Die mäandernde Backsteinmauer schützt die Bibliothek vor dem Lärm und Trubel der stark befahrenen Kreuzung. Zugleich lenkt sie aber auch den Blick der vorbeigehenden Menschen auf sich und weckt deren Neugierde auf das, was dahinter ist.

Ich gehe zügig über die schiefergrauen Platten des Platzes in die Bibliothek, wo sich der Lavaboden fortsetzt, und stehe in der runden Eingangshalle. Mit erhobenem Arm begrüßt mich eine Frau auf einem Podest in der Mitte der Rotunde. Diese überlebensgroße Holzskulptur, die als Halbfigur in karierten Stoff gekleidet ist, heißt „Armalamor“. Das lässt an Liebe denken, hat aber eher mit Verehrung zu tun: „Armalamor“ ist ein Kunstwort und eine Hommage von Georg Baselitz, dem Schöpfer der Skulptur, an vier Künstler der Moderne – im Prinzip zusammengesetzt aus den Anfangssilben ihrer Namen: Hans Arp, Henri Matisse, Henri Laurens und Henry Moore. Eher grob bearbeitet und kantig belassen erinnert “Armalamor” an die Bildhauerkunst im Expressionismus, die sich wiederum gerne an afrikanischer Skulptur orientiert hat.

Nachdem ich allen Ballast – Schirm, Jacke, Tasche – im Schließfach zurückgelassen habe, schlendere ich durch die Lesesaallandschaft, die sich über 3 Ebenen erstreckt. Sofort fällt mir der große Bronzekopf an der Treppe zum Multimedialesesaal auf. Ganz anders als „Armalamor“ ist die Bronzebüste des Bildhauers Knud Knudsen –  bereits sehr früh, 1959, entstanden – realistisch gestaltet und zeigt Professor Hanns Wilhelm Eppelsheimer, den 1. Direktor der Deutschen Bibliothek, die hier in Frankfurt am Main 1946 im geteilten Deutschland als westliches Gegenstück zur Deutschen Bücherei in Leipzig gegründet wurde.

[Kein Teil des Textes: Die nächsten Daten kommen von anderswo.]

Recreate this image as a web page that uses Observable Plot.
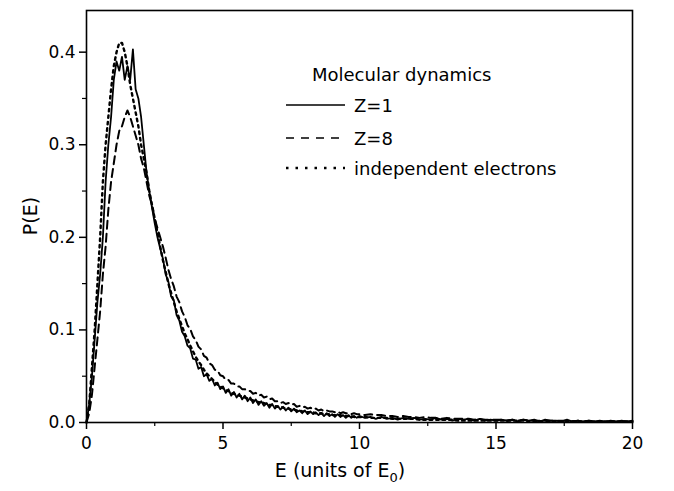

Im Erdgeschoss ein Stück weiter hinten befindet sich „Eifeltor“ des amerikanischen Künstlers John Gerard an der Wand. Ich lese “gegossenes Papier”, und denke, das passt doch auch heute noch sehr gut in eine Bibliothek.

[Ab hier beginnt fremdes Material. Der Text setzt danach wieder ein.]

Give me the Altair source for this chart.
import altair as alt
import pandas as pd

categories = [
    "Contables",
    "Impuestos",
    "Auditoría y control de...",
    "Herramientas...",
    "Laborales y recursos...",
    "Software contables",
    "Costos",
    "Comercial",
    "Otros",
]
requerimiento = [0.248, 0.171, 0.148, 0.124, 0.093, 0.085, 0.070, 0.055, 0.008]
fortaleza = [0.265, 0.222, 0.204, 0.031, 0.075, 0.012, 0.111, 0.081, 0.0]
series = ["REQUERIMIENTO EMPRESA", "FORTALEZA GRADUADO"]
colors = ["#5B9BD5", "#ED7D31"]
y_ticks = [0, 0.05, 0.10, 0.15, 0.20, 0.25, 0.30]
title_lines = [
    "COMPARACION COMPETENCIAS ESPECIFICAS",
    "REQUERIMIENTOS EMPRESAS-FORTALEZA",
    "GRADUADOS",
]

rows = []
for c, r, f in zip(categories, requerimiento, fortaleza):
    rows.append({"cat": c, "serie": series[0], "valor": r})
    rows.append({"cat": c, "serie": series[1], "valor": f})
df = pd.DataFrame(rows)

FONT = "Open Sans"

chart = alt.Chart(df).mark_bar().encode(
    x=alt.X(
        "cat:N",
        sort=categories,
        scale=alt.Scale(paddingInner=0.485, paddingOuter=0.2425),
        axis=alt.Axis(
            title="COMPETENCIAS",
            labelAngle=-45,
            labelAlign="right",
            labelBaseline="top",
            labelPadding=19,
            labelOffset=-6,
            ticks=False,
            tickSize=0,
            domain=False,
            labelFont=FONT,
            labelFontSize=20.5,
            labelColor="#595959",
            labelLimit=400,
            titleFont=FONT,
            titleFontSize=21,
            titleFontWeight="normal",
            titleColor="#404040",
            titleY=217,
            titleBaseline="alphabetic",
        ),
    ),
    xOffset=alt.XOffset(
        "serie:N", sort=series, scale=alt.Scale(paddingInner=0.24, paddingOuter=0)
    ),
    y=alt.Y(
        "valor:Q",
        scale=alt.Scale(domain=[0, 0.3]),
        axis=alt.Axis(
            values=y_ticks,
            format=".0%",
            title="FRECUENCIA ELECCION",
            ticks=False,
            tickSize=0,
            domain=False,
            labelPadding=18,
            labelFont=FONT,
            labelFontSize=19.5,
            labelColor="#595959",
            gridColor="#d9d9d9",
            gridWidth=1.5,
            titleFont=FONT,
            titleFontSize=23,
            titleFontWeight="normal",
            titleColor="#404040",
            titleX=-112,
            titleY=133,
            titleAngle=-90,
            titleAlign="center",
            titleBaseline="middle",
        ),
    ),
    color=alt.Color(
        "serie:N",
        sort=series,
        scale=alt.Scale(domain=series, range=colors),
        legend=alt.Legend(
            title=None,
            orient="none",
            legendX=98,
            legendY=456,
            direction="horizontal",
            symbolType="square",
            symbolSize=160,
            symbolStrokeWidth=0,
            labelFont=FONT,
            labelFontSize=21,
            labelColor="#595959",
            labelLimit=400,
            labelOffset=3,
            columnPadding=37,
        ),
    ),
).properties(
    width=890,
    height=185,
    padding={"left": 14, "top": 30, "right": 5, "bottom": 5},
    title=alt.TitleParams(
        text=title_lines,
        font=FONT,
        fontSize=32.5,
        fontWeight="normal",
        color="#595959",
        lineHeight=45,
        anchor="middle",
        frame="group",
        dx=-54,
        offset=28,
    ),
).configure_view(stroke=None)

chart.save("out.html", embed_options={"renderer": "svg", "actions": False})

Ich steige die Treppe zur Empore hinauf. Ganz am Ende des Zeitschriftenlesesaals leuchten links vier große blaue Rechtecke – an der Wand wiederum zu einem Rechteck mit Zwischenräumen angeordnet und jeweils durch eine dünne Trennlinie in zwei Seiten aufgeteilt. Darauf weiße Punkte, wie Sterne verschiedener Galaxien am Nachthimmel … Der in Hessen geborene Künstler Klaus Schneider hat in diesem Kunstwerk „Ein Würfelwurf“ ein Gedicht des französischen Dichters Stéphane Mallarmé, Ende des 19. Jahrhunderts entstanden, zunächst in die Brailleschrift, eine für blinde Menschen entwickelte Schrift aus erhobenen, tastbaren Punkten, umgesetzt. Dann löste er die Buchstaben des Gedichtes in Brailleschrift auf und brachte die Punkte mit der Heißklebepistole weiß leuchtend per Zufallsprinzip auf die tiefblau lackierten Laminatplatten. Er hielt sich dabei jedoch an die Position der Wörter im Gedicht, bei dem die Zeilen in einer für Mallarmés Zeit ungewöhnlichen typografischen Gestaltung unregelmäßig über vier Doppelseiten verteilt waren.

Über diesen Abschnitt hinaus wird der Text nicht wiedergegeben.